## DIRECTION
Set down, exactly as written, the lines from the top of the data to the line that holds "const pieValues = [47, 14, 3, 3, 13, 20];", and omit the pictures.

>> BEGIN RECORDED INFORMATION

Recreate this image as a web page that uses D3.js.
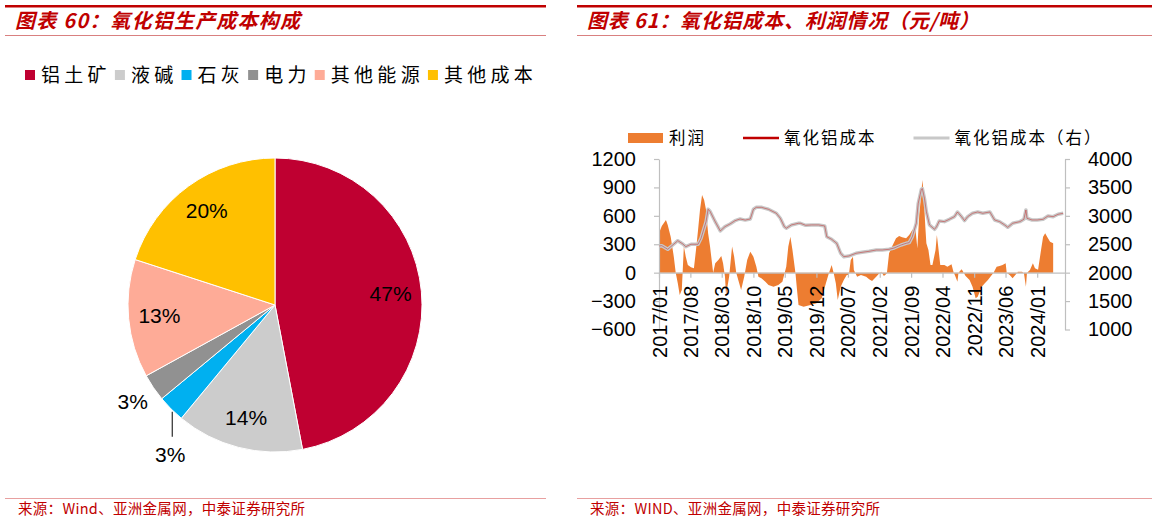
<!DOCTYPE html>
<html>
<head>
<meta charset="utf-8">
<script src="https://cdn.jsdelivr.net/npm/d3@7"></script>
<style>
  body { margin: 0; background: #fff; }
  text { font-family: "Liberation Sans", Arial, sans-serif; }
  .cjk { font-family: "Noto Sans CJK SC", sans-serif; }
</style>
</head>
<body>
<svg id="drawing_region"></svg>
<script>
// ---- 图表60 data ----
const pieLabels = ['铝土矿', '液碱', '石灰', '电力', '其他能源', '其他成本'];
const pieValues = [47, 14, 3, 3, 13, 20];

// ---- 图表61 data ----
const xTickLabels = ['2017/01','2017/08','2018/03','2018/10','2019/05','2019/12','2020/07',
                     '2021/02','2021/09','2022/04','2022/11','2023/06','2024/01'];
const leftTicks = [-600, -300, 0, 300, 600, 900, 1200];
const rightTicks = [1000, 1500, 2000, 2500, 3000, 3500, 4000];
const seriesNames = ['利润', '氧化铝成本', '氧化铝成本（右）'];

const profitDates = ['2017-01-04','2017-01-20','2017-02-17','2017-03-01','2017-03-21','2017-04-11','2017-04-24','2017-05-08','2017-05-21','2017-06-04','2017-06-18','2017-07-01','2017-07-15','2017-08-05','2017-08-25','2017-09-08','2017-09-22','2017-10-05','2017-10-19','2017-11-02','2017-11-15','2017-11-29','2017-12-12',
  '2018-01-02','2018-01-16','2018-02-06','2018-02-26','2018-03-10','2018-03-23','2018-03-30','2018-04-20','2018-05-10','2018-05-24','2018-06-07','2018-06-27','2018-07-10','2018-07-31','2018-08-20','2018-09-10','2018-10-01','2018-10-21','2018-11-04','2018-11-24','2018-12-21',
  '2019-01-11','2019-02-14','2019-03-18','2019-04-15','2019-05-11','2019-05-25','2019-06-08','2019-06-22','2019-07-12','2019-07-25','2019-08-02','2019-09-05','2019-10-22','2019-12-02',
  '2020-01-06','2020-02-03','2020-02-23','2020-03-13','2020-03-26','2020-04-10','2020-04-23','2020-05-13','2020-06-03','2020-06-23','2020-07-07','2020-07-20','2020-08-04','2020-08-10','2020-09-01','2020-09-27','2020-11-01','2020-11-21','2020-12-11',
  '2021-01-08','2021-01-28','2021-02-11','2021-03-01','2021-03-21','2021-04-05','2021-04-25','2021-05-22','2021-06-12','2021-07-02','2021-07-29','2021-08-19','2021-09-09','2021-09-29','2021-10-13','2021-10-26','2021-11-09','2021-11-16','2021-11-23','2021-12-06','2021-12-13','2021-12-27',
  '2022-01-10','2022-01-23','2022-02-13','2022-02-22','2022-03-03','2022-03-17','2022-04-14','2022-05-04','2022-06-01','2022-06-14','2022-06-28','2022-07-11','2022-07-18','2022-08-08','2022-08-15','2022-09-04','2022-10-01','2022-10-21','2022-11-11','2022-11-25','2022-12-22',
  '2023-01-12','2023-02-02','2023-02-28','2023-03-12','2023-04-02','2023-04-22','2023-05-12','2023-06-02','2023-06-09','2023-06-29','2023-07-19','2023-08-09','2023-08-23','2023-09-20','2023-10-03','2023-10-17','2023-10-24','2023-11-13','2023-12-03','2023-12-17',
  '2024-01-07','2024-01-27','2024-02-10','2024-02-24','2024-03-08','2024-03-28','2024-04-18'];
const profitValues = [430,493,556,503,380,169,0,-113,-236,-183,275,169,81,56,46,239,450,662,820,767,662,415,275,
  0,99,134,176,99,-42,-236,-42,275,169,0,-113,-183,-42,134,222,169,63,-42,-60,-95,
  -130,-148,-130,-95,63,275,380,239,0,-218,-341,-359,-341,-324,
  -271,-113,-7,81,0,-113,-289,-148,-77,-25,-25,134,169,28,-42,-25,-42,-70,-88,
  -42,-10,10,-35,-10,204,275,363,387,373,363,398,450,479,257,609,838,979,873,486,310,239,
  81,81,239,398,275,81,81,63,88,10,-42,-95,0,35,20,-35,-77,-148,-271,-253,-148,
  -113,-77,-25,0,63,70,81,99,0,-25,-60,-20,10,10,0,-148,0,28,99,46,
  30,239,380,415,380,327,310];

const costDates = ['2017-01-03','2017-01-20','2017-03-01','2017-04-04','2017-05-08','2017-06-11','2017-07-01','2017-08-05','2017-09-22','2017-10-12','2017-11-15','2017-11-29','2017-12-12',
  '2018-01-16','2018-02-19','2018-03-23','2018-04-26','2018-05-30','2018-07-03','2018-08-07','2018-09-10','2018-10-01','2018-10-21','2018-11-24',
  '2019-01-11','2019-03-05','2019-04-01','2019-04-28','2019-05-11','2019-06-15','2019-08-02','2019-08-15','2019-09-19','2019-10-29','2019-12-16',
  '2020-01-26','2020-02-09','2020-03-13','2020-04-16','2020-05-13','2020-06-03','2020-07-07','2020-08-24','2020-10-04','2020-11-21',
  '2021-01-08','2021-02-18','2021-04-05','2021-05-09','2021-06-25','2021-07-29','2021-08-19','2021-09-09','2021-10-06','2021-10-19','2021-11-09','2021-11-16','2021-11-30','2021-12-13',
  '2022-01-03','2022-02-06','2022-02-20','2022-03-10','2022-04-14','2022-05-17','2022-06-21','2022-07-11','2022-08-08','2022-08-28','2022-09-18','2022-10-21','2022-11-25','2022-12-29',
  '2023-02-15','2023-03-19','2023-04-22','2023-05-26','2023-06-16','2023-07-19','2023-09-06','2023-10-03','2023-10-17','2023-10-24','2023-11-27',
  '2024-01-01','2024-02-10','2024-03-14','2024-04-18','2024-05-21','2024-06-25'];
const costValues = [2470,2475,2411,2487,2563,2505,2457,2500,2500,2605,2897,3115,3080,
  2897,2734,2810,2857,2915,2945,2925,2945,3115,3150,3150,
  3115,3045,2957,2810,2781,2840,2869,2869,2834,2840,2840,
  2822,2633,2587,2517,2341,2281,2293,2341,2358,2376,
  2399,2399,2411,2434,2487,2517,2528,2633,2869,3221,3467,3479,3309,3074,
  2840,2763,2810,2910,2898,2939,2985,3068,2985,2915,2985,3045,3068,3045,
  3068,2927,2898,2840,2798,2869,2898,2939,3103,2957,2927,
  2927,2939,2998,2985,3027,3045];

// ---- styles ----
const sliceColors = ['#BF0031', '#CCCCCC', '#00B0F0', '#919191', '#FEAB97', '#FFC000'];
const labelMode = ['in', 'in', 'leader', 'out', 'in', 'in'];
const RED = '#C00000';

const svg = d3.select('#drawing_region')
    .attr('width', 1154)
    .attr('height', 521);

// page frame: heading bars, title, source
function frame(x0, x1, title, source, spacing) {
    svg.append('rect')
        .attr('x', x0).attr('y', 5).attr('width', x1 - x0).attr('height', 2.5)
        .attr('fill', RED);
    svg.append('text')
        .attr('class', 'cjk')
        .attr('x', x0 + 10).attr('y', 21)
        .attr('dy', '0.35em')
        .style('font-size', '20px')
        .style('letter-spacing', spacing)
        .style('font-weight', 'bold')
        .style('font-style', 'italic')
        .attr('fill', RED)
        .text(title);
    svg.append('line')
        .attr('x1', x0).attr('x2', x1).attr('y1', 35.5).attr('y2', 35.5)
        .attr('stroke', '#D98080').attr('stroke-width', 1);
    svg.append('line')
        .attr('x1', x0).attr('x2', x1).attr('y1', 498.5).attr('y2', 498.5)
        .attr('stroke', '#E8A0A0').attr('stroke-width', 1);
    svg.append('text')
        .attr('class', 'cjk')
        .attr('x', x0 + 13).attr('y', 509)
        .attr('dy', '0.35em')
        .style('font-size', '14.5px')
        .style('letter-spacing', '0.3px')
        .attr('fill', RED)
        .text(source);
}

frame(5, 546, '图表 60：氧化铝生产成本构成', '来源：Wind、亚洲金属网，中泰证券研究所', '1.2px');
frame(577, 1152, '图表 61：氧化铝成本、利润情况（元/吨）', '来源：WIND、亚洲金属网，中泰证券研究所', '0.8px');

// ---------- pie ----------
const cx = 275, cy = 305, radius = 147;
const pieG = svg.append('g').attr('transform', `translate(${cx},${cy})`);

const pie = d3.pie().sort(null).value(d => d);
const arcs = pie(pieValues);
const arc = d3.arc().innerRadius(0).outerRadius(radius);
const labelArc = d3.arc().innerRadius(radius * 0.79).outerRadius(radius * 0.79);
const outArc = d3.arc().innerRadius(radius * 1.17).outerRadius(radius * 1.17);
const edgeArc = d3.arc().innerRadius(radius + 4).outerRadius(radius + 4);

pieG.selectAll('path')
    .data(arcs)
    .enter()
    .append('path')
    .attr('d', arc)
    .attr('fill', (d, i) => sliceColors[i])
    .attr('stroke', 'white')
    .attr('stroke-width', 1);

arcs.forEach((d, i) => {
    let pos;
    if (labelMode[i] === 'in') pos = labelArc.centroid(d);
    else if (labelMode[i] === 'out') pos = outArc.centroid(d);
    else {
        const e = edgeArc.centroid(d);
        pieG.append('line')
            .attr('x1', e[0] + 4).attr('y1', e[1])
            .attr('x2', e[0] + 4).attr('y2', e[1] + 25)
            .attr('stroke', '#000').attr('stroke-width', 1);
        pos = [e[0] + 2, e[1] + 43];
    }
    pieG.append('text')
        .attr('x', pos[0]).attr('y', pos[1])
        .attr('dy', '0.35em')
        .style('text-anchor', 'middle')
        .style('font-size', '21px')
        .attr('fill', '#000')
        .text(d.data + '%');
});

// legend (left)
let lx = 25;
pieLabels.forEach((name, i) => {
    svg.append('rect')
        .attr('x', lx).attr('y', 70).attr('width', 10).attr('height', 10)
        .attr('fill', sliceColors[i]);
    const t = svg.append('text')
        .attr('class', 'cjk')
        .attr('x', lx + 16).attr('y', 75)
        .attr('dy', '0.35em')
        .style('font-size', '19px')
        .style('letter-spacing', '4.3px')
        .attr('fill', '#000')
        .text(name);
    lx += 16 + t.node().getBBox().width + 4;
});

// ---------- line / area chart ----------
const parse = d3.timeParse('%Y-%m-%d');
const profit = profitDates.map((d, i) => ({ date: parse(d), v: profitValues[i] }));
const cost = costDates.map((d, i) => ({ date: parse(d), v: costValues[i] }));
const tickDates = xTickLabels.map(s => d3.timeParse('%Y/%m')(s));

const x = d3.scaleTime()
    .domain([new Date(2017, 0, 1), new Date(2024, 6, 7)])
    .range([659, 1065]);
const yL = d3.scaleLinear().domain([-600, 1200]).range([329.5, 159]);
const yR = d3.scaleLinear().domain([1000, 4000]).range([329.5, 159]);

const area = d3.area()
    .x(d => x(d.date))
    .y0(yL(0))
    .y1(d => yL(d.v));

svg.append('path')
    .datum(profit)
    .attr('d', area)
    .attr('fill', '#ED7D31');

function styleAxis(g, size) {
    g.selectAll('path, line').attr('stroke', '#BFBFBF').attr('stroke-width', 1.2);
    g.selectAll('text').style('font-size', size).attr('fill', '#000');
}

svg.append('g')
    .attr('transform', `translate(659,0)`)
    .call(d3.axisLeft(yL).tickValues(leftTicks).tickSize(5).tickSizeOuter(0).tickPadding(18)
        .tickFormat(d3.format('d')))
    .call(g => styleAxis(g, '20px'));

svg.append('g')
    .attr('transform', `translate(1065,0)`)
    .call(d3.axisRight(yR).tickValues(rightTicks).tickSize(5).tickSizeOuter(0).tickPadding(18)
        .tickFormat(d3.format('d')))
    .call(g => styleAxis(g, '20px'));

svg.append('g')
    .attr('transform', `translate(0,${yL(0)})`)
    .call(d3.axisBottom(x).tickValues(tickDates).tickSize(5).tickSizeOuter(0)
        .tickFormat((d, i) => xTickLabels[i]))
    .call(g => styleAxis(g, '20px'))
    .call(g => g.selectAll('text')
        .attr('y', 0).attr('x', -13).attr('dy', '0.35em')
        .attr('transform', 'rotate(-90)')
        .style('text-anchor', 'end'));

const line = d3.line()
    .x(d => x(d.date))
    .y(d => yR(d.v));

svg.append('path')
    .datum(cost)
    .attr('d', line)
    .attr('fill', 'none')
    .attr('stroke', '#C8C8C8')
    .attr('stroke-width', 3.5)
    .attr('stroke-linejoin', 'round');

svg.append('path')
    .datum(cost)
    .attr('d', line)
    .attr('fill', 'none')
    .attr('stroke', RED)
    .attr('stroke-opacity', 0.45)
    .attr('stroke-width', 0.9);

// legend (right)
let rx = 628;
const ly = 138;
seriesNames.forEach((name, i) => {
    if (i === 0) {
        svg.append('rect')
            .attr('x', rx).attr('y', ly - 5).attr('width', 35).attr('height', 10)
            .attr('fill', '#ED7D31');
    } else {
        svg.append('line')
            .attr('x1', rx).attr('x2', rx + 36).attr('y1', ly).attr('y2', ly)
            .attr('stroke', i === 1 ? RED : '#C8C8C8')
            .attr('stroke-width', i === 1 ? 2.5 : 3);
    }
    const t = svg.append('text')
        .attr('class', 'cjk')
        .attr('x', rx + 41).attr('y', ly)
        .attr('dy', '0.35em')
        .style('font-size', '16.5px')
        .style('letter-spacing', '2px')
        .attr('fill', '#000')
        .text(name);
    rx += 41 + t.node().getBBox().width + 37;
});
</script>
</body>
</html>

>> END RECORDED INFORMATION

## TASK RESULT
Recreate this image as a web page that uses D3.js.
<!DOCTYPE html>
<html>
<head>
<meta charset="utf-8">
<script src="https://cdn.jsdelivr.net/npm/d3@7"></script>
<style>
  body { margin: 0; background: #fff; }
  text { font-family: "Liberation Sans", Arial, sans-serif; }
  .cjk { font-family: "Noto Sans CJK SC", sans-serif; }
</style>
</head>
<body>
<svg id="drawing_region"></svg>
<script>
// ---- 图表60 data ----
const pieLabels = ['铝土矿', '液碱', '石灰', '电力', '其他能源', '其他成本'];
const pieValues = [47, 14, 3, 3, 13, 20];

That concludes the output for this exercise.